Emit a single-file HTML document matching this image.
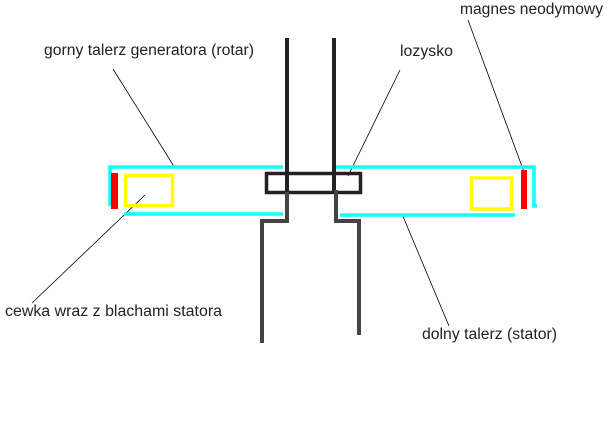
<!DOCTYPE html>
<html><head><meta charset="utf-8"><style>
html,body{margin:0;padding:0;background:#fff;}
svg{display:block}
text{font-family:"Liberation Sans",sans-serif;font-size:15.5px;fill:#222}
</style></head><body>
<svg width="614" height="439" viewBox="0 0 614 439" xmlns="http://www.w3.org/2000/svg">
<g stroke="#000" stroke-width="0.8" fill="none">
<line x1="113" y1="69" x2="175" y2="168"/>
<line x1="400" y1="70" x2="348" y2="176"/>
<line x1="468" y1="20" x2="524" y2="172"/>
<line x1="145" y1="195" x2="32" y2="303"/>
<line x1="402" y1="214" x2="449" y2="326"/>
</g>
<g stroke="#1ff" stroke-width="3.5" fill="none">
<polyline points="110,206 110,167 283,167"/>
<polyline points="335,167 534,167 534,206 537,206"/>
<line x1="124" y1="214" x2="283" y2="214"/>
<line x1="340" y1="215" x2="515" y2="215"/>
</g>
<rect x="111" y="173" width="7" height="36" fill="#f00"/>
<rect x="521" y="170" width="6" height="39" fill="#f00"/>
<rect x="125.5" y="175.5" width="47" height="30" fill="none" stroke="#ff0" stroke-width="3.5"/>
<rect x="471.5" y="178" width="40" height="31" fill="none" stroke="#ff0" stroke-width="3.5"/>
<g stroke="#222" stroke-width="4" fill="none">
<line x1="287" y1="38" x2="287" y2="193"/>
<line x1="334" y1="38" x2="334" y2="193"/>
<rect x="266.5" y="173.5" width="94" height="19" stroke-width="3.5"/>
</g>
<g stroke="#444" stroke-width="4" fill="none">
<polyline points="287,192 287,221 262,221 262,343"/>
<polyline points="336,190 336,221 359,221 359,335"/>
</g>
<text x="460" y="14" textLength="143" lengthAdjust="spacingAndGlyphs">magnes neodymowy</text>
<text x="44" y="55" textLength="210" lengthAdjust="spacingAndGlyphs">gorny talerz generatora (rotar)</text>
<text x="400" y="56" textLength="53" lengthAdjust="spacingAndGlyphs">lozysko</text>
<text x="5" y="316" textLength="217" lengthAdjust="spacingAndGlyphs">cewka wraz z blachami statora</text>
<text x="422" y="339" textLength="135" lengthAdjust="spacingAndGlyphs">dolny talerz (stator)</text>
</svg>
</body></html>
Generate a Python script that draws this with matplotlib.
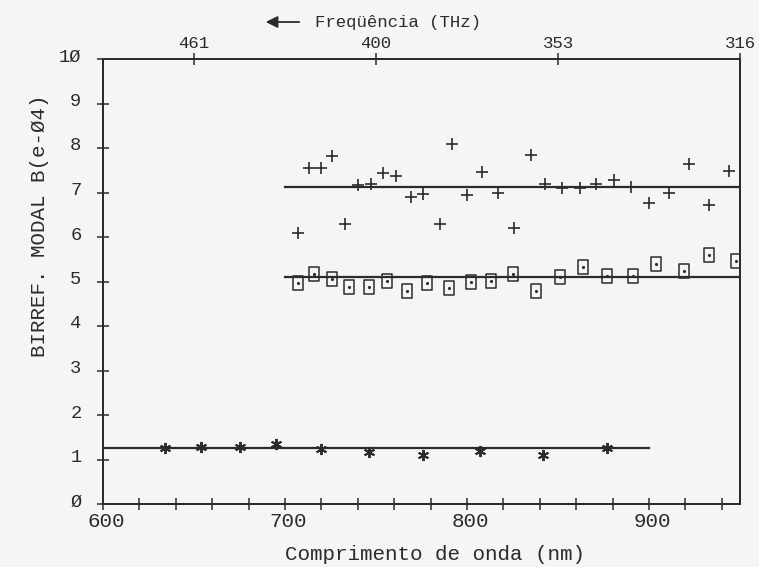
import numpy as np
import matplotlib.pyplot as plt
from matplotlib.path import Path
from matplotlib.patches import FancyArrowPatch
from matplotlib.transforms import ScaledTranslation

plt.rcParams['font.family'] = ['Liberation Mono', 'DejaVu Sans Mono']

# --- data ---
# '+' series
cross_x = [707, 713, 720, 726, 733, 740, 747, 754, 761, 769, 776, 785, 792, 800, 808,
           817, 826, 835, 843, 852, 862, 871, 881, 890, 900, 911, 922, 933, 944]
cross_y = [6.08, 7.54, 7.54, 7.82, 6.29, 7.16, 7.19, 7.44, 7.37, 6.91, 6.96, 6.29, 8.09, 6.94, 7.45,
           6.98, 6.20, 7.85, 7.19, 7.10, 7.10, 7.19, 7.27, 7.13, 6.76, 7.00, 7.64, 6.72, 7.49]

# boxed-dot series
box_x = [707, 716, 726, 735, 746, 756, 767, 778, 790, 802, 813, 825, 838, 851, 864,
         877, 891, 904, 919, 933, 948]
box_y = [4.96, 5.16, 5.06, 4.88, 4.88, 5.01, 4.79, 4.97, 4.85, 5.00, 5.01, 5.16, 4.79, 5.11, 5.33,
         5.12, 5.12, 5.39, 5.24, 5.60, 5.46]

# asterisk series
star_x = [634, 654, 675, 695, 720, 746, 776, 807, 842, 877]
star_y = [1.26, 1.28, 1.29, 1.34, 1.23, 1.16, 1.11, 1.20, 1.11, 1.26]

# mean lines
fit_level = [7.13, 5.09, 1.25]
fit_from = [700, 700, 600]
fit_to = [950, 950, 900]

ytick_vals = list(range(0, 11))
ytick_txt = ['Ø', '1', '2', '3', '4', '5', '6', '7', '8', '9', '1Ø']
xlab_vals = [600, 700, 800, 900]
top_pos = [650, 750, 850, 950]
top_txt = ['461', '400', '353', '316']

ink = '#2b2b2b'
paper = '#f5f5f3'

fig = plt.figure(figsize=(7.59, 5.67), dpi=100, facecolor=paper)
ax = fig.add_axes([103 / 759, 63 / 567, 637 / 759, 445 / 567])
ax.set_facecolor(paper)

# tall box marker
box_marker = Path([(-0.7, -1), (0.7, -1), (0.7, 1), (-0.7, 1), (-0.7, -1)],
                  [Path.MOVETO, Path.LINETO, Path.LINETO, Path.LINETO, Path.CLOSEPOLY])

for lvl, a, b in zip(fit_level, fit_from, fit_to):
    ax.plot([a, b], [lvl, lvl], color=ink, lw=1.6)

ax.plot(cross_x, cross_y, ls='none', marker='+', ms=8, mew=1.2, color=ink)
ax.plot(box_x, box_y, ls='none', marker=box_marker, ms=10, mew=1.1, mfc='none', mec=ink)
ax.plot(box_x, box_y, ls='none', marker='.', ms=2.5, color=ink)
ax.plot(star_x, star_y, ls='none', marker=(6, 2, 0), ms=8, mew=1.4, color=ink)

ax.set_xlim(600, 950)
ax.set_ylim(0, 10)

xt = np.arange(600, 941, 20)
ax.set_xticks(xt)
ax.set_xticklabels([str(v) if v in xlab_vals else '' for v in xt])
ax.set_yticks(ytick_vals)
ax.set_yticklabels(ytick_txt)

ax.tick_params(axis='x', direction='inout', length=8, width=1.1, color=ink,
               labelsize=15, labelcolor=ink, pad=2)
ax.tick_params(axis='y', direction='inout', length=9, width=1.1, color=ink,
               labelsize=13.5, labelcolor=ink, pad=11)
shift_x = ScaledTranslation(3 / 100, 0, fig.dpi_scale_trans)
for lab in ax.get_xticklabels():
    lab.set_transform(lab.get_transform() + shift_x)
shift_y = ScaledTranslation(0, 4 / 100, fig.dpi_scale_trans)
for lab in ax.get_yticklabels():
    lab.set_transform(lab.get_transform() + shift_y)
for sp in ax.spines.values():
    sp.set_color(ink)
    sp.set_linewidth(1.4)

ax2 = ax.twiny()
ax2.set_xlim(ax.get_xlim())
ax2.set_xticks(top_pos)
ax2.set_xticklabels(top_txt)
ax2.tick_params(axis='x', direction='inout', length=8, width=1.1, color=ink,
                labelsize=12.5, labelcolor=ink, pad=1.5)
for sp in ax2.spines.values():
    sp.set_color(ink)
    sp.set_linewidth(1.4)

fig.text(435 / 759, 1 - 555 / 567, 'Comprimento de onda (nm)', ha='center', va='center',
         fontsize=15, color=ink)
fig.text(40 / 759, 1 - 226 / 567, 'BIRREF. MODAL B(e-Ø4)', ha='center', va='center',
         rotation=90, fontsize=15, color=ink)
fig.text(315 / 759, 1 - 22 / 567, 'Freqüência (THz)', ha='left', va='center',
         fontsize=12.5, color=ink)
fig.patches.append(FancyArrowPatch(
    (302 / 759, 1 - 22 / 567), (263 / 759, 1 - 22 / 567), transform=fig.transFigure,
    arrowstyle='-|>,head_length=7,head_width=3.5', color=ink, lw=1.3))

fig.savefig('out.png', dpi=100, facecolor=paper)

Exercise brief.
Write out the entries above verbatim; the pictures do not belong in your copy.

The output.
Emit a single-file HTML document matching this image.
<!DOCTYPE html>
<html><head><meta charset="utf-8"><style>
html,body{margin:0;padding:0;background:#fff;}
svg{display:block}
text{font-family:"Liberation Sans",sans-serif;font-size:15.5px;fill:#222}
</style></head><body>
<svg width="614" height="439" viewBox="0 0 614 439" xmlns="http://www.w3.org/2000/svg">
<g stroke="#000" stroke-width="0.8" fill="none">
<line x1="113" y1="69" x2="175" y2="168"/>
<line x1="400" y1="70" x2="348" y2="176"/>
<line x1="468" y1="20" x2="524" y2="172"/>
<line x1="145" y1="195" x2="32" y2="303"/>
<line x1="402" y1="214" x2="449" y2="326"/>
</g>
<g stroke="#1ff" stroke-width="3.5" fill="none">
<polyline points="110,206 110,167 283,167"/>
<polyline points="335,167 534,167 534,206 537,206"/>
<line x1="124" y1="214" x2="283" y2="214"/>
<line x1="340" y1="215" x2="515" y2="215"/>
</g>
<rect x="111" y="173" width="7" height="36" fill="#f00"/>
<rect x="521" y="170" width="6" height="39" fill="#f00"/>
<rect x="125.5" y="175.5" width="47" height="30" fill="none" stroke="#ff0" stroke-width="3.5"/>
<rect x="471.5" y="178" width="40" height="31" fill="none" stroke="#ff0" stroke-width="3.5"/>
<g stroke="#222" stroke-width="4" fill="none">
<line x1="287" y1="38" x2="287" y2="193"/>
<line x1="334" y1="38" x2="334" y2="193"/>
<rect x="266.5" y="173.5" width="94" height="19" stroke-width="3.5"/>
</g>
<g stroke="#444" stroke-width="4" fill="none">
<polyline points="287,192 287,221 262,221 262,343"/>
<polyline points="336,190 336,221 359,221 359,335"/>
</g>
<text x="460" y="14" textLength="143" lengthAdjust="spacingAndGlyphs">magnes neodymowy</text>
<text x="44" y="55" textLength="210" lengthAdjust="spacingAndGlyphs">gorny talerz generatora (rotar)</text>
<text x="400" y="56" textLength="53" lengthAdjust="spacingAndGlyphs">lozysko</text>
<text x="5" y="316" textLength="217" lengthAdjust="spacingAndGlyphs">cewka wraz z blachami statora</text>
<text x="422" y="339" textLength="135" lengthAdjust="spacingAndGlyphs">dolny talerz (stator)</text>
</svg>
</body></html>
Generate a Python script that draws this with matplotlib.
import numpy as np
import matplotlib.pyplot as plt
from matplotlib.path import Path
from matplotlib.patches import FancyArrowPatch
from matplotlib.transforms import ScaledTranslation

plt.rcParams['font.family'] = ['Liberation Mono', 'DejaVu Sans Mono']

# --- data ---
# '+' series
cross_x = [707, 713, 720, 726, 733, 740, 747, 754, 761, 769, 776, 785, 792, 800, 808,
           817, 826, 835, 843, 852, 862, 871, 881, 890, 900, 911, 922, 933, 944]
cross_y = [6.08, 7.54, 7.54, 7.82, 6.29, 7.16, 7.19, 7.44, 7.37, 6.91, 6.96, 6.29, 8.09, 6.94, 7.45,
           6.98, 6.20, 7.85, 7.19, 7.10, 7.10, 7.19, 7.27, 7.13, 6.76, 7.00, 7.64, 6.72, 7.49]

# boxed-dot series
box_x = [707, 716, 726, 735, 746, 756, 767, 778, 790, 802, 813, 825, 838, 851, 864,
         877, 891, 904, 919, 933, 948]
box_y = [4.96, 5.16, 5.06, 4.88, 4.88, 5.01, 4.79, 4.97, 4.85, 5.00, 5.01, 5.16, 4.79, 5.11, 5.33,
         5.12, 5.12, 5.39, 5.24, 5.60, 5.46]

# asterisk series
star_x = [634, 654, 675, 695, 720, 746, 776, 807, 842, 877]
star_y = [1.26, 1.28, 1.29, 1.34, 1.23, 1.16, 1.11, 1.20, 1.11, 1.26]

# mean lines
fit_level = [7.13, 5.09, 1.25]
fit_from = [700, 700, 600]
fit_to = [950, 950, 900]

ytick_vals = list(range(0, 11))
ytick_txt = ['Ø', '1', '2', '3', '4', '5', '6', '7', '8', '9', '1Ø']
xlab_vals = [600, 700, 800, 900]
top_pos = [650, 750, 850, 950]
top_txt = ['461', '400', '353', '316']

ink = '#2b2b2b'
paper = '#f5f5f3'

fig = plt.figure(figsize=(7.59, 5.67), dpi=100, facecolor=paper)
ax = fig.add_axes([103 / 759, 63 / 567, 637 / 759, 445 / 567])
ax.set_facecolor(paper)

# tall box marker
box_marker = Path([(-0.7, -1), (0.7, -1), (0.7, 1), (-0.7, 1), (-0.7, -1)],
                  [Path.MOVETO, Path.LINETO, Path.LINETO, Path.LINETO, Path.CLOSEPOLY])

for lvl, a, b in zip(fit_level, fit_from, fit_to):
    ax.plot([a, b], [lvl, lvl], color=ink, lw=1.6)

ax.plot(cross_x, cross_y, ls='none', marker='+', ms=8, mew=1.2, color=ink)
ax.plot(box_x, box_y, ls='none', marker=box_marker, ms=10, mew=1.1, mfc='none', mec=ink)
ax.plot(box_x, box_y, ls='none', marker='.', ms=2.5, color=ink)
ax.plot(star_x, star_y, ls='none', marker=(6, 2, 0), ms=8, mew=1.4, color=ink)

ax.set_xlim(600, 950)
ax.set_ylim(0, 10)

xt = np.arange(600, 941, 20)
ax.set_xticks(xt)
ax.set_xticklabels([str(v) if v in xlab_vals else '' for v in xt])
ax.set_yticks(ytick_vals)
ax.set_yticklabels(ytick_txt)

ax.tick_params(axis='x', direction='inout', length=8, width=1.1, color=ink,
               labelsize=15, labelcolor=ink, pad=2)
ax.tick_params(axis='y', direction='inout', length=9, width=1.1, color=ink,
               labelsize=13.5, labelcolor=ink, pad=11)
shift_x = ScaledTranslation(3 / 100, 0, fig.dpi_scale_trans)
for lab in ax.get_xticklabels():
    lab.set_transform(lab.get_transform() + shift_x)
shift_y = ScaledTranslation(0, 4 / 100, fig.dpi_scale_trans)
for lab in ax.get_yticklabels():
    lab.set_transform(lab.get_transform() + shift_y)
for sp in ax.spines.values():
    sp.set_color(ink)
    sp.set_linewidth(1.4)

ax2 = ax.twiny()
ax2.set_xlim(ax.get_xlim())
ax2.set_xticks(top_pos)
ax2.set_xticklabels(top_txt)
ax2.tick_params(axis='x', direction='inout', length=8, width=1.1, color=ink,
                labelsize=12.5, labelcolor=ink, pad=1.5)
for sp in ax2.spines.values():
    sp.set_color(ink)
    sp.set_linewidth(1.4)

fig.text(435 / 759, 1 - 555 / 567, 'Comprimento de onda (nm)', ha='center', va='center',
         fontsize=15, color=ink)
fig.text(40 / 759, 1 - 226 / 567, 'BIRREF. MODAL B(e-Ø4)', ha='center', va='center',
         rotation=90, fontsize=15, color=ink)
fig.text(315 / 759, 1 - 22 / 567, 'Freqüência (THz)', ha='left', va='center',
         fontsize=12.5, color=ink)
fig.patches.append(FancyArrowPatch(
    (302 / 759, 1 - 22 / 567), (263 / 759, 1 - 22 / 567), transform=fig.transFigure,
    arrowstyle='-|>,head_length=7,head_width=3.5', color=ink, lw=1.3))

fig.savefig('out.png', dpi=100, facecolor=paper)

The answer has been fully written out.